:: Dataset excerpt ::
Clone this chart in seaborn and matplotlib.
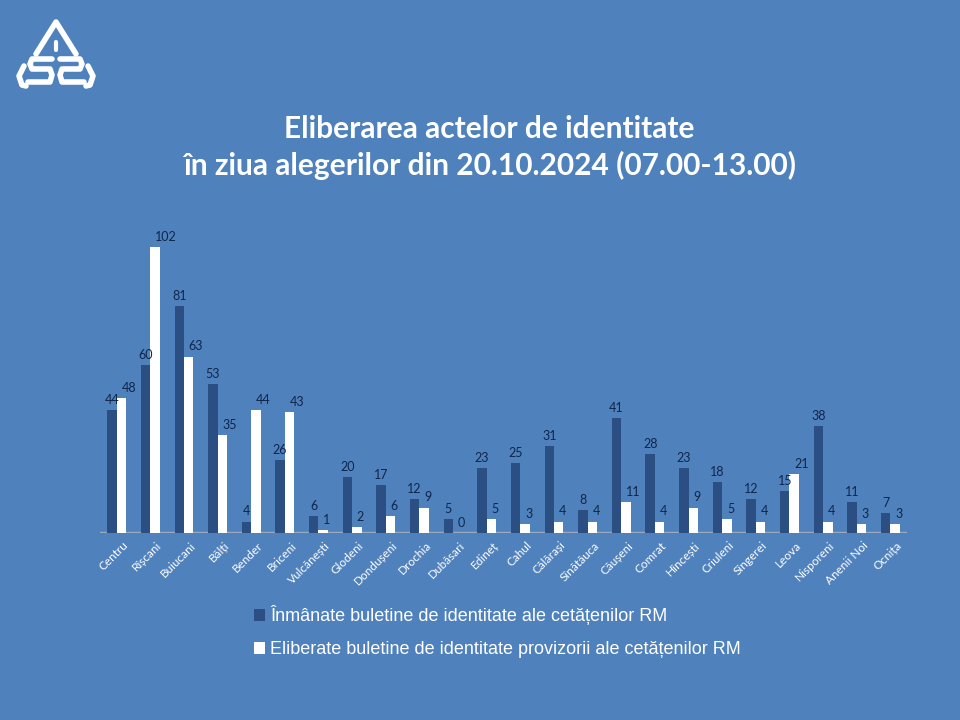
import matplotlib
matplotlib.use("Agg")
import matplotlib.pyplot as plt
from matplotlib.patches import Patch
from matplotlib.lines import Line2D
from matplotlib.transforms import ScaledTranslation
import seaborn as sns
import pandas as pd

raioane = ["Centru", "Rîșcani", "Buiucani", "Bălți", "Bender", "Briceni", "Vulcănești",
           "Glodeni", "Dondușeni", "Drochia", "Dubăsari", "Edineț", "Cahul", "Călărași",
           "Sînătăuca", "Căușeni", "Comrat", "Hîncești", "Criuleni", "Sîngerei", "Leova",
           "Nisporeni", "Anenii Noi", "Ocnița"]
inmanate = [44, 60, 81, 53, 4, 26, 6, 20, 17, 12, 5, 23, 25, 31, 8, 41, 28, 23, 18, 12, 15, 38, 11, 7]
provizorii = [48, 102, 63, 35, 44, 43, 1, 2, 6, 9, 0, 5, 3, 4, 4, 11, 4, 9, 5, 4, 21, 4, 3, 3]
serie1 = "Înmânate buletine de identitate ale cetățenilor RM"
serie2 = "Eliberate buletine de identitate provizorii ale cetățenilor RM"
titlu = "Eliberarea actelor de identitate\nîn ziua alegerilor din 20.10.2024 (07.00-13.00)"

BG = "#4f81bd"
DARK = "#2b4f82"
WHITE = "#ffffff"
LABEL = "#10264a"

df = pd.DataFrame({
    "raion": raioane * 2,
    "valoare": inmanate + provizorii,
    "serie": [serie1] * len(raioane) + [serie2] * len(raioane),
})

sns.set_theme(style="white")
plt.rcParams["font.family"] = ["Lato", "DejaVu Sans"]

fig = plt.figure(figsize=(9.6, 7.2), dpi=100, facecolor=BG)
ax = fig.add_axes([0.104, 0.26, 0.841, 0.4275])
ax.set_facecolor(BG)

sns.barplot(data=df, x="raion", y="valoare", hue="serie", hue_order=[serie1, serie2],
            palette=[DARK, WHITE], width=0.56, saturation=1, ax=ax, legend=False,
            edgecolor="none")

for i, cont in enumerate(ax.containers):
    labels = ax.bar_label(cont, padding=3, fontsize=9, color=LABEL)
    for t in labels:
        if i == 1:
            t.set_ha("left")
        else:
            t.set_ha("center")
            t.set_transform(t.get_transform() + ScaledTranslation(-2 / 100, 0, fig.dpi_scale_trans))

ax.set_xlim(-0.5, len(raioane) - 0.5)
ax.set_ylim(0, 110)
ax.set_xlabel("")
ax.set_ylabel("")
ax.set_yticks([])
for s in ax.spines.values():
    s.set_visible(False)
ax.axhline(0, color="#9aa9bd", lw=2.5, zorder=0)
ax.tick_params(axis="x", length=0, pad=5)
ax.set_xticks(range(len(raioane)))
ax.set_xticklabels(raioane, rotation=45, ha="right", rotation_mode="anchor",
                   fontsize=8.5, color="white", family=["Lato", "DejaVu Sans"])
for t in ax.get_xticklabels():
    t.set_transform(t.get_transform() + ScaledTranslation(6 / 100, 0, fig.dpi_scale_trans))

fig.text(0.51, 0.795, titlu, ha="center", va="center", color="white",
         fontsize=21.5, fontweight="bold", linespacing=1.3)

handles = [Patch(facecolor=DARK, edgecolor="none", label=serie1),
           Patch(facecolor=WHITE, edgecolor="none", label=serie2)]
leg = fig.legend(handles=handles, loc="upper left", bbox_to_anchor=(0.255, 0.172),
                 bbox_transform=fig.transFigure, frameon=False, handlelength=0.6,
                 handleheight=0.6, handletextpad=0.3, labelspacing=0.9, borderpad=0,
                 prop={"family": ["Liberation Sans", "DejaVu Sans"], "size": 13})
for t in leg.get_texts():
    t.set_color("white")

# logo
H = 720.0
W = 960.0
def fx(x):
    return x / W
def fy(y):
    return 1 - y / H
lw = 4
fig.add_artist(Line2D([fx(36), fx(56), fx(76)], [fy(54), fy(22), fy(54)], color="white", lw=lw,
                      transform=fig.transFigure, solid_joinstyle="round", solid_capstyle="round"))
fig.add_artist(Line2D([fx(56), fx(56)], [fy(42), fy(50)], color="white", lw=3,
                      transform=fig.transFigure))
s_x = [52, 32, 30, 32, 50, 52, 50, 28]
s_y = [59, 59, 64, 69, 69, 75, 82, 82]
fig.add_artist(Line2D([fx(v) for v in s_x], [fy(v) for v in s_y], color="white", lw=lw,
                      transform=fig.transFigure, solid_joinstyle="round"))
t_x = [60, 80, 82, 80, 62, 60, 62, 84]
t_y = [59, 59, 64, 69, 69, 75, 82, 82]
fig.add_artist(Line2D([fx(v) for v in t_x], [fy(v) for v in t_y], color="white", lw=lw,
                      transform=fig.transFigure, solid_joinstyle="round"))
fig.add_artist(Line2D([fx(24), fx(19), fx(22), fx(26)], [fy(66), fy(76), fy(85), fy(86)],
                      color="white", lw=lw, transform=fig.transFigure, solid_capstyle="round"))
fig.add_artist(Line2D([fx(88), fx(93), fx(90), fx(86)], [fy(66), fy(76), fy(85), fy(86)],
                      color="white", lw=lw, transform=fig.transFigure, solid_capstyle="round"))

fig.savefig("out.png", dpi=100, facecolor=BG)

:: What to work on ::
Without the pictures, repeat the listing above exactly.

:: Solution to the problem ::
Clone this chart in seaborn and matplotlib.
import matplotlib
matplotlib.use("Agg")
import matplotlib.pyplot as plt
from matplotlib.patches import Patch
from matplotlib.lines import Line2D
from matplotlib.transforms import ScaledTranslation
import seaborn as sns
import pandas as pd

raioane = ["Centru", "Rîșcani", "Buiucani", "Bălți", "Bender", "Briceni", "Vulcănești",
           "Glodeni", "Dondușeni", "Drochia", "Dubăsari", "Edineț", "Cahul", "Călărași",
           "Sînătăuca", "Căușeni", "Comrat", "Hîncești", "Criuleni", "Sîngerei", "Leova",
           "Nisporeni", "Anenii Noi", "Ocnița"]
inmanate = [44, 60, 81, 53, 4, 26, 6, 20, 17, 12, 5, 23, 25, 31, 8, 41, 28, 23, 18, 12, 15, 38, 11, 7]
provizorii = [48, 102, 63, 35, 44, 43, 1, 2, 6, 9, 0, 5, 3, 4, 4, 11, 4, 9, 5, 4, 21, 4, 3, 3]
serie1 = "Înmânate buletine de identitate ale cetățenilor RM"
serie2 = "Eliberate buletine de identitate provizorii ale cetățenilor RM"
titlu = "Eliberarea actelor de identitate\nîn ziua alegerilor din 20.10.2024 (07.00-13.00)"

BG = "#4f81bd"
DARK = "#2b4f82"
WHITE = "#ffffff"
LABEL = "#10264a"

df = pd.DataFrame({
    "raion": raioane * 2,
    "valoare": inmanate + provizorii,
    "serie": [serie1] * len(raioane) + [serie2] * len(raioane),
})

sns.set_theme(style="white")
plt.rcParams["font.family"] = ["Lato", "DejaVu Sans"]

fig = plt.figure(figsize=(9.6, 7.2), dpi=100, facecolor=BG)
ax = fig.add_axes([0.104, 0.26, 0.841, 0.4275])
ax.set_facecolor(BG)

sns.barplot(data=df, x="raion", y="valoare", hue="serie", hue_order=[serie1, serie2],
            palette=[DARK, WHITE], width=0.56, saturation=1, ax=ax, legend=False,
            edgecolor="none")

for i, cont in enumerate(ax.containers):
    labels = ax.bar_label(cont, padding=3, fontsize=9, color=LABEL)
    for t in labels:
        if i == 1:
            t.set_ha("left")
        else:
            t.set_ha("center")
            t.set_transform(t.get_transform() + ScaledTranslation(-2 / 100, 0, fig.dpi_scale_trans))

ax.set_xlim(-0.5, len(raioane) - 0.5)
ax.set_ylim(0, 110)
ax.set_xlabel("")
ax.set_ylabel("")
ax.set_yticks([])
for s in ax.spines.values():
    s.set_visible(False)
ax.axhline(0, color="#9aa9bd", lw=2.5, zorder=0)
ax.tick_params(axis="x", length=0, pad=5)
ax.set_xticks(range(len(raioane)))
ax.set_xticklabels(raioane, rotation=45, ha="right", rotation_mode="anchor",
                   fontsize=8.5, color="white", family=["Lato", "DejaVu Sans"])
for t in ax.get_xticklabels():
    t.set_transform(t.get_transform() + ScaledTranslation(6 / 100, 0, fig.dpi_scale_trans))

fig.text(0.51, 0.795, titlu, ha="center", va="center", color="white",
         fontsize=21.5, fontweight="bold", linespacing=1.3)

handles = [Patch(facecolor=DARK, edgecolor="none", label=serie1),
           Patch(facecolor=WHITE, edgecolor="none", label=serie2)]
leg = fig.legend(handles=handles, loc="upper left", bbox_to_anchor=(0.255, 0.172),
                 bbox_transform=fig.transFigure, frameon=False, handlelength=0.6,
                 handleheight=0.6, handletextpad=0.3, labelspacing=0.9, borderpad=0,
                 prop={"family": ["Liberation Sans", "DejaVu Sans"], "size": 13})
for t in leg.get_texts():
    t.set_color("white")

# logo
H = 720.0
W = 960.0
def fx(x):
    return x / W
def fy(y):
    return 1 - y / H
lw = 4
fig.add_artist(Line2D([fx(36), fx(56), fx(76)], [fy(54), fy(22), fy(54)], color="white", lw=lw,
                      transform=fig.transFigure, solid_joinstyle="round", solid_capstyle="round"))
fig.add_artist(Line2D([fx(56), fx(56)], [fy(42), fy(50)], color="white", lw=3,
                      transform=fig.transFigure))
s_x = [52, 32, 30, 32, 50, 52, 50, 28]
s_y = [59, 59, 64, 69, 69, 75, 82, 82]
fig.add_artist(Line2D([fx(v) for v in s_x], [fy(v) for v in s_y], color="white", lw=lw,
                      transform=fig.transFigure, solid_joinstyle="round"))
t_x = [60, 80, 82, 80, 62, 60, 62, 84]
t_y = [59, 59, 64, 69, 69, 75, 82, 82]
fig.add_artist(Line2D([fx(v) for v in t_x], [fy(v) for v in t_y], color="white", lw=lw,
                      transform=fig.transFigure, solid_joinstyle="round"))
fig.add_artist(Line2D([fx(24), fx(19), fx(22), fx(26)], [fy(66), fy(76), fy(85), fy(86)],
                      color="white", lw=lw, transform=fig.transFigure, solid_capstyle="round"))
fig.add_artist(Line2D([fx(88), fx(93), fx(90), fx(86)], [fy(66), fy(76), fy(85), fy(86)],
                      color="white", lw=lw, transform=fig.transFigure, solid_capstyle="round"))

fig.savefig("out.png", dpi=100, facecolor=BG)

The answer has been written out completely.